Mets Game 146: Loss to Cubs

Cubs 10 Mets 6

This was a really close game until the Cubs scored six runs in the 11th. Talk about the dam bursting …

On the bright side, at least the Mets didn’t lose on 9/11; it was long after midnight, and already 9/12, when the final out was recorded.

Mets Game Notes

When Miguel Batista was in his prime, he was not an overpowering flamethrower — he was a sinkerballer who relied on pitching to contact and often got into trouble with walks. As a 40-year-old, not much has changed. Batista allowed four runs on five hits and three walks in five frames. Hey, nothing to get too upset about — Batista is just filling in, helping us drag along the rest of this miserable season that seems unwilling to end.

D.J. Carrasco managed to hurl two scoreless innings, though his first was a bit messy. Interestingly, he pitched almost exclusively from the submarine angle — which may have contributed to his effectiveness, since the Cubs were expecting his slop to emit from several angles. Maybe this is Carrasco’s latest attempt to reinvent his career, I’m not sure.

In any case, the Mets rose above the so-so pitching, if only briefly. They fought back with a run in the first, two in the sixth, and then a fourth run in the eighth to tie up the ballgame. But after that, no matter how many men the Mets put on base, they couldn’t convince any to cross home plate. Well, that’s not entirely true … they DID score two runs in the bottom of the 11th, but it was kinda anti-climactic.

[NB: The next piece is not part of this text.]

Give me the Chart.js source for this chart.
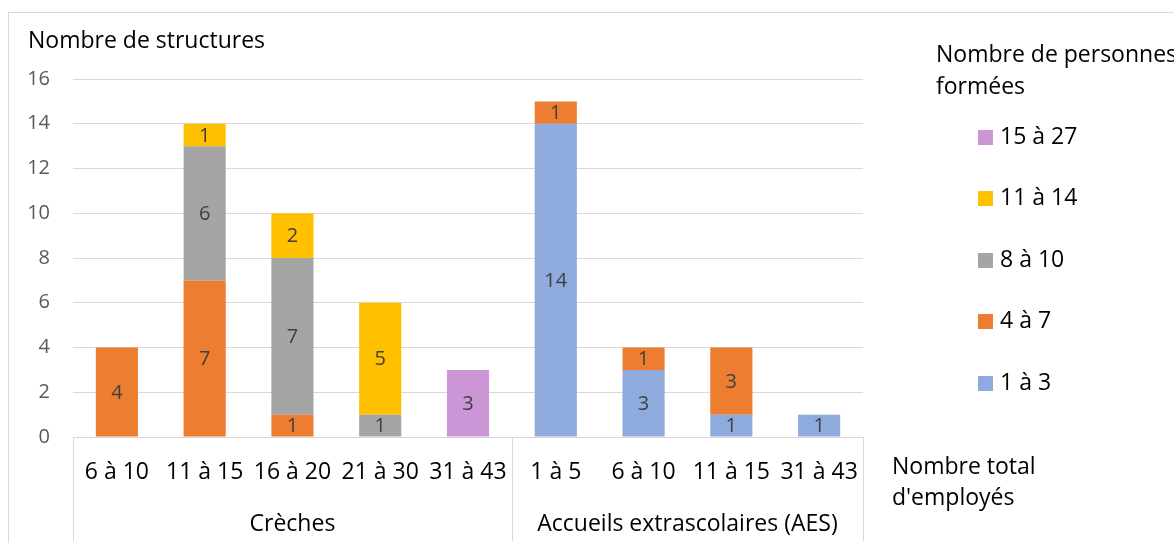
<!DOCTYPE html>
<html lang="fr">
<head>
<meta charset="utf-8">
<title>Nombre de structures selon le nombre de personnes formées</title>
<script src="https://cdn.jsdelivr.net/npm/chart.js@4/dist/chart.umd.min.js"></script>
<style>
  html, body { margin: 0; padding: 0; background: #ffffff; }
  #wrap { position: relative; width: 1174px; height: 543px; }
</style>
</head>
<body>
<div id="wrap"><canvas id="chart"></canvas></div>
<script>
// Catégories : tranche du nombre total d'employés, regroupées par type de structure
const categories = ['6 à 10', '11 à 15', '16 à 20', '21 à 30', '31 à 43', '1 à 5', '6 à 10', '11 à 15', '31 à 43'];
const groups = ['Crèches', 'Accueils extrascolaires (AES)'];
const groupSizes = [5, 4];

// Nombre de structures par tranche de personnes formées
const seriesNames = ['1 à 3', '4 à 7', '8 à 10', '11 à 14', '15 à 27'];
const forme1a3   = [0, 0, 0, 0, 0, 14, 3, 1, 1];
const forme4a7   = [4, 7, 1, 0, 0, 1, 1, 3, 0];
const forme8a10  = [0, 6, 7, 1, 0, 0, 0, 0, 0];
const forme11a14 = [0, 1, 2, 5, 0, 0, 0, 0, 0];
const forme15a27 = [0, 0, 0, 0, 3, 0, 0, 0, 0];

const yTicks = [0, 2, 4, 6, 8, 10, 12, 14, 16];

const seriesColors = ['#8FAADC', '#ED7D31', '#A5A5A5', '#FFC000', '#CC95D5'];
const seriesValues = [forme1a3, forme4a7, forme8a10, forme11a14, forme15a27];

const FONT = "'Open Sans', 'DejaVu Sans', sans-serif";
Chart.defaults.font.family = FONT;

// Fond blanc et cadre du graphique
const frame = {
  id: 'frame',
  beforeDraw(chart) {
    const ctx = chart.ctx;
    ctx.save();
    ctx.fillStyle = '#ffffff';
    ctx.fillRect(0, 0, chart.width, chart.height);
    ctx.strokeStyle = '#D9D9D9';
    ctx.lineWidth = 1;
    ctx.strokeRect(8.5, 12.5, chart.width + 40, chart.height + 40);
    ctx.restore();
  }
};

// Valeurs inscrites au centre de chaque segment
const segmentLabels = {
  id: 'segmentLabels',
  afterDatasetsDraw(chart) {
    const ctx = chart.ctx;
    ctx.save();
    ctx.font = '20px ' + FONT;
    ctx.fillStyle = '#404040';
    ctx.textAlign = 'center';
    ctx.textBaseline = 'middle';
    chart.data.datasets.forEach((ds, di) => {
      const meta = chart.getDatasetMeta(di);
      meta.data.forEach((bar, i) => {
        const v = ds.data[i];
        if (!v) return;
        ctx.fillText(String(v), bar.x, (bar.y + bar.base) / 2 + 1);
      });
    });
    ctx.restore();
  }
};

// Axe à deux niveaux : séparateurs et noms des groupes
const groupAxis = {
  id: 'groupAxis',
  afterDraw(chart) {
    const ctx = chart.ctx;
    const xs = chart.scales.x;
    const top = chart.chartArea.bottom;
    const bounds = [xs.left];
    let idx = 0;
    groupSizes.forEach((n) => {
      idx += n;
      bounds.push(idx < categories.length ? xs.getPixelForValue(idx - 0.5) : xs.right);
    });
    ctx.save();
    ctx.strokeStyle = '#D9D9D9';
    ctx.lineWidth = 1;
    bounds.forEach((bx) => {
      const px = Math.round(bx) + 0.5;
      ctx.beginPath();
      ctx.moveTo(px, top);
      ctx.lineTo(px, chart.height - 2);
      ctx.stroke();
    });
    ctx.font = '23px ' + FONT;
    ctx.fillStyle = '#000000';
    ctx.textAlign = 'center';
    ctx.textBaseline = 'middle';
    groups.forEach((g, k) => {
      ctx.fillText(g, (bounds[k] + bounds[k + 1]) / 2, 524);
    });
    ctx.restore();
  }
};

// Titres des axes et légende
const annotations = {
  id: 'annotations',
  afterDraw(chart) {
    const ctx = chart.ctx;
    ctx.save();
    ctx.font = '23px ' + FONT;
    ctx.fillStyle = '#000000';
    ctx.textAlign = 'left';
    ctx.textBaseline = 'middle';
    ctx.fillText('Nombre de structures', 28, 41);
    ctx.fillText('Nombre total', 892, 467);
    ctx.fillText("d'employés", 892, 498);
    ctx.fillText('Nombre de personnes', 936, 55);
    ctx.fillText('formées', 936, 87);

    const items = chart.data.datasets.map((ds, i) => ({ label: ds.label, color: ds.backgroundColor, i })).reverse();
    items.forEach((it, k) => {
      const cy = 137 + k * 61.5;
      ctx.fillStyle = it.color;
      ctx.fillRect(978, Math.round(cy - 7.5), 15, 15);
      ctx.fillStyle = '#000000';
      ctx.fillText(it.label, 1000, cy);
    });
    ctx.restore();
  }
};

new Chart(document.getElementById('chart'), {
  type: 'bar',
  data: {
    labels: categories,
    datasets: seriesNames.map((name, i) => ({
      label: name,
      data: seriesValues[i],
      backgroundColor: seriesColors[i],
      borderWidth: 0,
      categoryPercentage: 1,
      barPercentage: 0.48
    }))
  },
  options: {
    responsive: true,
    maintainAspectRatio: false,
    animation: false,
    layout: { padding: { left: 0, top: 79, right: 311, bottom: 0 } },
    plugins: {
      legend: { display: false },
      tooltip: { enabled: false }
    },
    scales: {
      x: {
        stacked: true,
        grid: { display: false, drawTicks: false },
        border: { display: true, color: '#D9D9D9', width: 1 },
        ticks: {
          color: '#000000',
          font: { size: 23 },
          padding: 22,
          maxRotation: 0,
          autoSkip: false
        },
        afterFit(scale) { scale.height = 106; }
      },
      y: {
        stacked: true,
        min: 0,
        max: 16,
        afterBuildTicks(scale) { scale.ticks = yTicks.map((v) => ({ value: v })); },
        grid: { color: '#D9D9D9', lineWidth: 1, drawTicks: false },
        border: { display: false },
        ticks: {
          color: '#595959',
          font: { size: 20 },
          padding: 23
        },
        afterFit(scale) { scale.width = 73; }
      }
    }
  },
  plugins: [frame, segmentLabels, groupAxis, annotations]
});
</script>
</body>
</html>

The Mets had a golden opportunity to win the game in the bottom of the ninth, loading the bases with none out. Somehow the Cubs managed to get two outs, and with the bases still loaded, Jason Pridie whiffed on a 3-2 pitch. Baseball doesn’t get any tighter than that.

The Mets loaded the bases again in the bottom of the tenth, but left all three men stranded once again.

In the top of the tenth, the Cubs had runners on first and second with two out and their best hitter — Starlin Castro — at the plate, with Tony Campana on deck. Terry Collins again did not call for an intentional walk, and Manny Acosta induced a groundout to end the inning. Compare this situation to the one on Saturday — it really wasn’t all that different, since even with men on first and second, there is still a base open. The main difference is that on Saturday, with men on second and third, there was no force play. But otherwise the two situations were startlingly similar, with Campana waiting on deck. Yet, I bet no one second-guesses Terry Collins this time. Interesting, no?

Next Mets Game

The Mets host the Nationals at The Field at Shea Bridge on Monday night. Game time is 7:10 PM and pits R.A. Dickey vs. Ross Detwiler.

Joe Janish began MetsToday in 2005 to provide the unique perspective of a high-level player and coach -- he earned NCAA D-1 All-American honors as a catcher and coached several players who went on to play pro ball. As a result his posts often include mechanical evaluations, scout-like analysis, and opinions that go beyond the numbers. Follow Joe's baseball tips on Twitter at @onbaseball and at the On Baseball Google Plus page.
  1. Joe September 12, 2011 at 4:32 pm
    Comparing the two, they are similar but the force play is not a trivial difference. Parnell and Acosta, not the same either. Also, tie game, not potential for a blown come from behind lead (again). These being various things people pointed to, wrongly or not, so not really that “interesting,” no.